Mortgage Applications fell 1.7% last week as purchases fell 1% and refis fell 3%. This is despite a drop in rates.
Second quarter GDP was revised upward to 4.2% from 4.1%, which was higher than the street estimate of 4.0%. The main revisions were to consumption (downward) and fixed residential investment (upward). Inventories were a drag on GDP, which means that we should see a bump to Q3’s numbers. The GDP price index was also revised up a touch, from 1.8% to 1.9%. All of this provides a good environment for the Fed to ease back from the zero bound.
Mortgage bankers made $580 per loan in the second quarter, an increase from $118 in the first quarter. Banks cut costs aggressively (dropping production costs per loan by about $1,000) however declining volumes offset that, and this turned out to be the weakest quarter since the MBA began keeping records in 2008. That $580 represents a profit of 21 basis points per loan, which was a drop form 24 bps a year ago. Fee income dropped to 341 bps from 370 in the first quarter. Refis continue to decline, with purchases accounting for 81% of all volume.
Here is something wild. Last night, there were no trades in the JGB market (the world’s second largest bond market). This is the 7th time this has happened this year. The Bank of Japan basically controls the market, and trading has dried up. We live in interesting times, at least if you are a central banker.
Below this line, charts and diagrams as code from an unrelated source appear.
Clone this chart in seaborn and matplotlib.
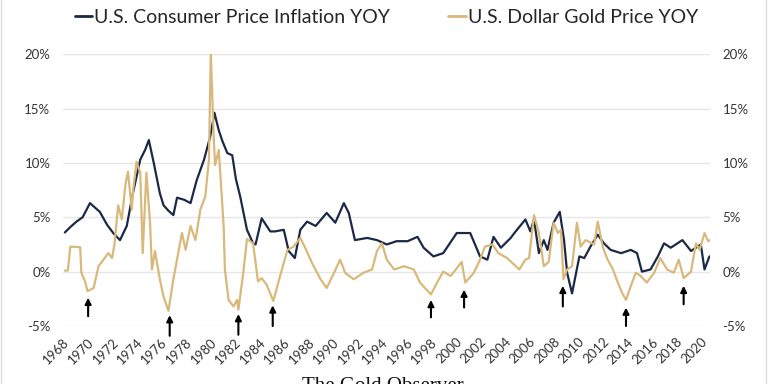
import pandas as pd
import matplotlib
matplotlib.use("Agg")
from matplotlib import pyplot as plt
from matplotlib.lines import Line2D
import seaborn as sns

# values (year, % yoy)
cpi_year = [1968.15, 1968.6, 1969.1, 1969.6, 1970.2, 1970.6, 1971.0, 1971.6, 1972.1, 1972.65,
            1973.2, 1973.7, 1974.3, 1974.7, 1975.0, 1975.4, 1975.9, 1976.2, 1976.6, 1977.0,
            1977.3, 1977.9, 1978.4, 1978.9, 1979.5, 1980.0, 1980.35, 1980.7, 1981.0, 1981.4,
            1981.8, 1982.1, 1982.45, 1983.0, 1983.5, 1983.7, 1984.2, 1984.9, 1985.3, 1986.0,
            1986.4, 1986.9, 1987.35, 1987.9, 1988.6, 1989.5, 1990.2, 1990.9, 1991.3, 1991.8,
            1992.8, 1993.6, 1994.4, 1995.2, 1996.1, 1996.9, 1997.4, 1998.2, 1999.0, 2000.1,
            2001.2, 2002.0, 2002.6, 2003.1, 2003.7, 2004.5, 2004.8, 2005.7, 2006.1, 2006.4,
            2006.8, 2007.2, 2007.5, 2008.0, 2008.5, 2008.85, 2009.1, 2009.5, 2010.1, 2010.5,
            2011.0, 2011.6, 2012.1, 2012.65, 2013.5, 2014.3, 2014.8, 2015.2, 2015.9, 2016.5,
            2017.0, 2017.55, 2018.5, 2019.2, 2020.0, 2020.3, 2020.7]
cpi_yoy = [3.6, 4.1, 4.6, 5.0, 6.3, 5.9, 5.5, 4.3, 3.55, 2.9,
           4.2, 7.2, 10.3, 11.2, 12.1, 10.0, 7.2, 6.1, 5.6, 5.2,
           6.8, 6.6, 6.3, 8.4, 10.3, 12.4, 14.6, 13.0, 12.0, 10.9,
           10.7, 8.5, 6.9, 3.85, 2.6, 2.5, 4.9, 3.7, 3.7, 3.85,
           1.9, 1.25, 3.85, 4.6, 4.2, 5.4, 4.5, 6.3, 5.4, 2.9,
           3.1, 2.9, 2.5, 2.8, 2.8, 3.2, 2.2, 1.4, 1.7, 3.55,
           3.55, 1.4, 1.1, 3.2, 2.2, 3.1, 3.55, 4.8, 3.7, 4.8,
           1.7, 2.9, 2.0, 4.5, 5.5, 2.9, -0.1, -2.0, 1.4, 1.25,
           2.3, 3.4, 2.6, 2.0, 1.7, 2.0, 1.7, 0.0, 0.2, 1.4,
           2.6, 2.2, 2.9, 1.9, 2.5, 0.2, 1.4]

gold_year = [1968.15, 1968.4, 1968.6, 1969.4, 1969.5, 1969.8, 1970.0, 1970.5, 1970.9, 1971.3,
             1971.7, 1972.0, 1972.2, 1972.5, 1972.8, 1973.1, 1973.3, 1973.6, 1973.75, 1974.0,
             1974.3, 1974.5, 1974.8, 1975.1, 1975.25, 1975.5, 1975.9, 1976.2, 1976.6, 1977.0,
             1977.3, 1977.7, 1978.0, 1978.4, 1978.8, 1979.2, 1979.6, 1979.9, 1980.05, 1980.3,
             1980.4, 1980.7, 1981.1, 1981.2, 1981.5, 1981.9, 1982.2, 1982.3, 1982.7, 1983.0,
             1983.5, 1983.9, 1984.2, 1984.6, 1985.15, 1985.7, 1986.3, 1986.8, 1987.35, 1987.7,
             1988.3, 1989.0, 1989.5, 1990.1, 1990.6, 1991.0, 1991.7, 1992.5, 1993.2, 1993.6,
             1994.0, 1994.4, 1995.0, 1995.8, 1996.6, 1997.1, 1998.0, 1998.5, 1999.0, 1999.6,
             2000.1, 2000.5, 2000.8, 2001.5, 2002.0, 2002.4, 2003.0, 2003.5, 2004.2, 2005.2,
             2005.7, 2006.0, 2006.4, 2006.8, 2007.2, 2007.6, 2008.0, 2008.35, 2008.6, 2008.8,
             2009.1, 2009.5, 2009.9, 2010.2, 2010.6, 2011.3, 2011.6, 2012.0, 2012.4, 2012.8,
             2013.2, 2013.6, 2013.9, 2014.3, 2014.7, 2015.1, 2015.6, 2016.2, 2016.7, 2017.25,
             2017.8, 2018.2, 2018.6, 2019.2, 2019.6, 2019.9, 2020.3, 2020.6, 2020.75]
gold_yoy = [0.1, 0.1, 2.3, 2.25, -0.1, -0.9, -1.8, -1.5, 0.5, 1.1,
            1.7, 1.25, 2.5, 6.1, 4.8, 8.1, 9.2, 5.7, 7.8, 10.1,
            9.1, 1.7, 9.1, 4.5, 0.2, 1.9, -0.7, -2.3, -3.6, -0.7,
            1.1, 3.55, 2.0, 4.2, 2.9, 5.7, 6.9, 10.3, 20.1, 12.1,
            9.8, 11.2, 4.2, 0.2, -2.6, -3.2, -2.6, -3.5, -0.1, 3.0,
            2.6, -0.9, -0.6, -1.2, -2.7, -0.4, 2.0, 2.3, 3.1, 2.3,
            0.8, -0.7, -1.5, -0.1, 1.1, -0.1, -0.7, -0.1, 0.2, 1.9,
            2.6, 1.1, 0.2, 0.5, 0.2, -1.0, -2.1, -1.0, 0.0, -0.4,
            0.3, 0.9, -1.0, -0.1, 1.1, 2.3, 2.5, 1.7, 1.25, 0.2,
            1.1, 1.25, 5.2, 3.55, 0.5, 0.9, 4.5, 3.55, 3.85, -0.7,
            0.2, 0.5, 4.5, 2.3, 2.9, 2.5, 4.6, 2.3, 1.1, 0.3,
            -0.9, -2.0, -2.6, -1.3, -0.1, -0.4, -1.0, -0.1, 1.25, 0.2,
            -0.1, 1.1, -0.6, 0.0, 2.6, 2.0, 3.55, 2.8, 2.9]

# arrows marking the gold lows
arrow_year = [1970.05, 1976.7, 1982.3, 1985.1, 1998.0, 2000.7, 2008.75, 2013.9, 2018.6]
arrow_tip = [-2.4, -4.0, -3.9, -3.1, -2.6, -1.65, -1.3, -3.3, -1.3]
arrow_tail = [-4.1, -5.9, -5.8, -5.0, -4.2, -3.3, -3.2, -5.0, -3.0]

tick_years = list(range(1968, 2021, 2))
y_ticks = [-5, 0, 5, 10, 15, 20]
y_labels = ['-5%', '0%', '5%', '10%', '15%', '20%']

NAVY = '#1c2946'
TAN = '#d9b97b'

sns.set_style('white')
plt.rcParams['font.family'] = ['Lato', 'DejaVu Sans']

cpi_df = pd.DataFrame({'year': cpi_year, 'yoy': cpi_yoy})
gold_df = pd.DataFrame({'year': gold_year, 'yoy': gold_yoy})

fig, ax = plt.subplots(figsize=(7.68, 3.84), dpi=100)
fig.subplots_adjust(left=0.082, right=0.9245, top=0.859, bottom=0.151)

sns.lineplot(data=cpi_df, x='year', y='yoy', ax=ax, color=NAVY, lw=1.6,
             estimator=None, sort=False, zorder=3)
ax2 = ax.twinx()
sns.lineplot(data=gold_df, x='year', y='yoy', ax=ax2, color=TAN, lw=1.6,
             estimator=None, sort=False, zorder=2)

for a in (ax, ax2):
    a.set_ylim(-5, 20)
    a.set_xlim(1968, 2020.75)
    a.set_yticks(y_ticks)
    a.set_yticklabels(y_labels, fontsize=9.5, color='#333333')
    a.set_xlabel('')
    a.set_ylabel('')
    a.tick_params(length=0, pad=9)
    for s in a.spines.values():
        s.set_visible(False)

ax.grid(False)
ax2.grid(False)
for v in y_ticks:
    ax.axhline(v, color='#e6e6e6', lw=1, zorder=0)

ax.set_xticks(tick_years)
ax.set_xticklabels([str(y) for y in tick_years], rotation=45, ha='right',
                   rotation_mode='anchor', fontsize=9.5, color='#333333')
ax.tick_params(axis='x', pad=7)

for yr, tip, tail in zip(arrow_year, arrow_tip, arrow_tail):
    ax2.annotate('', xy=(yr, tip), xytext=(yr, tail),
                 arrowprops=dict(arrowstyle='-|>', color='black', lw=1.5,
                                 mutation_scale=9, shrinkA=0, shrinkB=0),
                 annotation_clip=False)

handles = [Line2D([], [], color=NAVY, lw=2), Line2D([], [], color=TAN, lw=2)]
fig.legend(handles, ['U.S. Consumer Price Inflation YOY', 'U.S. Dollar Gold Price YOY'],
           loc='center', bbox_to_anchor=(0.503, 0.955), ncol=2, frameon=False,
           handlelength=0.9, handletextpad=0.1, columnspacing=3.0,
           prop={'family': ['Lato', 'DejaVu Sans'], 'size': 14})

fig.text(0.499, 0.017, 'The Gold Observer', ha='center', va='top', fontsize=15,
         family=['Liberation Serif', 'DejaVu Serif'], color='#111111')

for xf in (0.001, 0.998):
    fig.add_artist(Line2D([xf, xf], [0, 1], transform=fig.transFigure,
                          color='#dddddd', lw=1))

fig.savefig('out.png', dpi=100)
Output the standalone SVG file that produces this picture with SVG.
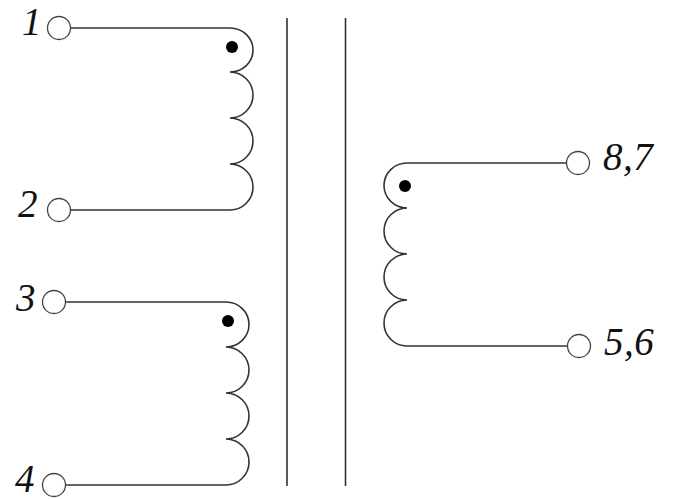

Pending Home sales fell 0.7% in July, according to NAR. Lawrence Yun, NAR chief economist, says the housing market’s summer slowdown continued in July. “Contract signings inched backward once again last month, as declines in the South and West weighed down on overall activity,” he said. “It’s evident in recent months that many of the most overheated real estate markets – especially those out West – are starting to see a slight decline in home sales and slower price growth.” Blame tight supply, which has driven up prices to unaffordable levels.
The housing slowdown has not been lost on the stocks of the homebuilders, who despite strong earnings (and an incredibly strong stock market) are down 14% YTD. At some point, the sector will be unable to rely on increasing ASPs and will have to pump up volume to show growth. Despite the clear need for new housing, especially at the starter level, builders seem content to meter their growth and plow excess cash into buybacks.